Following the Department of Justice's indictment on Friday of Elena Khusyaynova, for targeting the U.S. midterm elections, President Trump should work with Congress to impose significant new sanctions on Russian President Vladimir Putin's regime.
Because Khusyaynova is not a weird civilian who managed tens-of-millions of dollars in private money to troll Americans. Instead, Khusyaynova is a government cutout who used privately laundered Russian government money in order to disrupt the U.S. midterm elections and society at large. She was chosen for this role because she was trusted to follow orders while offering the Kremlin a pretense of deniability. Funded by a more senior cutout, the troll farmer, Yevgeny Prigozhin, Khusyaynova's effort fits with prior and ongoing Russian operations. I noted in July, for example, that a senior U.S. official had informed me that the Russian government was targeting marginal Republican seats that might feasibly fall to Democratic candidates.
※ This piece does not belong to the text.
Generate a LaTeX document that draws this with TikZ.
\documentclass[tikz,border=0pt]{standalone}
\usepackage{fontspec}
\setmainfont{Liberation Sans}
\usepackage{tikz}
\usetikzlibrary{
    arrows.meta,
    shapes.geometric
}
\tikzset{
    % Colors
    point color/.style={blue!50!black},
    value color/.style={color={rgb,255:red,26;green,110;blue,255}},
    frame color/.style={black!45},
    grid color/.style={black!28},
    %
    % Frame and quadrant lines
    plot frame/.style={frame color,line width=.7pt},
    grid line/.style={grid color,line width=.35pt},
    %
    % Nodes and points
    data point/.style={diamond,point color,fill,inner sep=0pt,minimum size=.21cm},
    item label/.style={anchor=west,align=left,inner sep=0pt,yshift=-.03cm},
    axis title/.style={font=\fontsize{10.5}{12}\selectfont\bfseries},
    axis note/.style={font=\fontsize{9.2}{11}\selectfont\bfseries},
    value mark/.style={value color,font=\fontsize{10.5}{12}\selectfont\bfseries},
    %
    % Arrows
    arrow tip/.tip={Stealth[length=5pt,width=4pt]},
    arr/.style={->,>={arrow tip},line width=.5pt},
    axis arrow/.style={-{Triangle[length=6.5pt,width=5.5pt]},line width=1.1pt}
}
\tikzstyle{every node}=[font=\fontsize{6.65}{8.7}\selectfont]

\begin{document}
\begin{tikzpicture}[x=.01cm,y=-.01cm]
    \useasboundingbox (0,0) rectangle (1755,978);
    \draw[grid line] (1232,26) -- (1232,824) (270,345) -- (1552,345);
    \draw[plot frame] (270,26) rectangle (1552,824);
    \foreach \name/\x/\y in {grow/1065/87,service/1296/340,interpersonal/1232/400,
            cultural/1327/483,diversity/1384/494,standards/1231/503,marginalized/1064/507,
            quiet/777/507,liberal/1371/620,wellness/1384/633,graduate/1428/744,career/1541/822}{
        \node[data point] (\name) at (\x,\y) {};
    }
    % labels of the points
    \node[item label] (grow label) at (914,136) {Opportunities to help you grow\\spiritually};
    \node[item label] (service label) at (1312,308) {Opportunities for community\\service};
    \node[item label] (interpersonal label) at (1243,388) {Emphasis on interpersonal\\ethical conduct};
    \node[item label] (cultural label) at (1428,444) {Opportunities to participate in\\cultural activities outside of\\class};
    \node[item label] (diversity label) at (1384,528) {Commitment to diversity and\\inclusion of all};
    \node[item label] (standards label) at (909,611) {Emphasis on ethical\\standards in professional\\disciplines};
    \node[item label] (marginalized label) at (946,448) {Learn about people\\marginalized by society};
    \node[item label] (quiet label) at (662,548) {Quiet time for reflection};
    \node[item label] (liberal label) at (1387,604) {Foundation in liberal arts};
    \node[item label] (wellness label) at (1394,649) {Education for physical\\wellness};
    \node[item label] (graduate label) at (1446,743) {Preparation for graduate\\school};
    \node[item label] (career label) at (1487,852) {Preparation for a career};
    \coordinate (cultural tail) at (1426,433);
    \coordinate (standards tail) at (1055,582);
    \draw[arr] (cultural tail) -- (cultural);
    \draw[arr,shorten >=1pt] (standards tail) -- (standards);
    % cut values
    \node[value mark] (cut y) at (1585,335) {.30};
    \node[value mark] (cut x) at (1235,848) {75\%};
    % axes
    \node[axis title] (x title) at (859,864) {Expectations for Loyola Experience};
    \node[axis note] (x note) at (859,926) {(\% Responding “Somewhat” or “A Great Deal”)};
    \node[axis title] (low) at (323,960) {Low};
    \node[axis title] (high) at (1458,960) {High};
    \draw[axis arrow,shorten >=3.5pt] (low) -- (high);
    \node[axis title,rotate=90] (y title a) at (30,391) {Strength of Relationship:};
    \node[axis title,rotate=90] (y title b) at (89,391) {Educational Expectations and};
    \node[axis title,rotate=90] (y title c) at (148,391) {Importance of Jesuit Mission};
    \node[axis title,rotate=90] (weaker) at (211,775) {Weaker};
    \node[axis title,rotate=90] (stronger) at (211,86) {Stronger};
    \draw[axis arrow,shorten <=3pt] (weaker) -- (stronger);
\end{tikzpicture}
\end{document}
Regardless, the DOJ indictment is clear about what Khusyaynova and her team were intending by their nefarious actions.

In addition to targeting House Speaker Paul Ryan's, R-Wis., congressional district, weaponizing one of conservative radio host Michael Savage's more extreme columns, and galvanizing minorities against whites and vice versa, the Russian team were also directed toward very focused time-place-and-space efforts to target specific American demographics.

Let's be clear, this is an orchestrated attack on the U.S. way of life. It is an attack defined by proved intent, scale of operation and resourcing, identified effect, and the context of post-2016 American warnings to Putin to avoid these activities in the future. Moreover, although the hand of the GRU and other Russian services is overtly absent here, it is not far away. The support notes to the trolls — exemplified in the time-to-post guidance — reek of Russian intelligence language and tactical surrealism.
It's in that sense that the use of cutouts to carry out these attacks should be seen as utterly irrelevant. Whether he's killing journalists like Boris Nemtsov, or targeting the U.S. democratic system, Putin loves his cutouts. And Prigozhin is just one of Putin's merry bunch of men. Other senior cutouts include the Agalarov father-son duo, Oleg Deripaska, and others. As Putin himself occasionally likes to make clear in public, these men might be rich but they are also his poodles.
In turn, Putin must now be made to pick up the poop. As a first step, that should mean new U.S. sanctions on the Russian financial and energy sectors.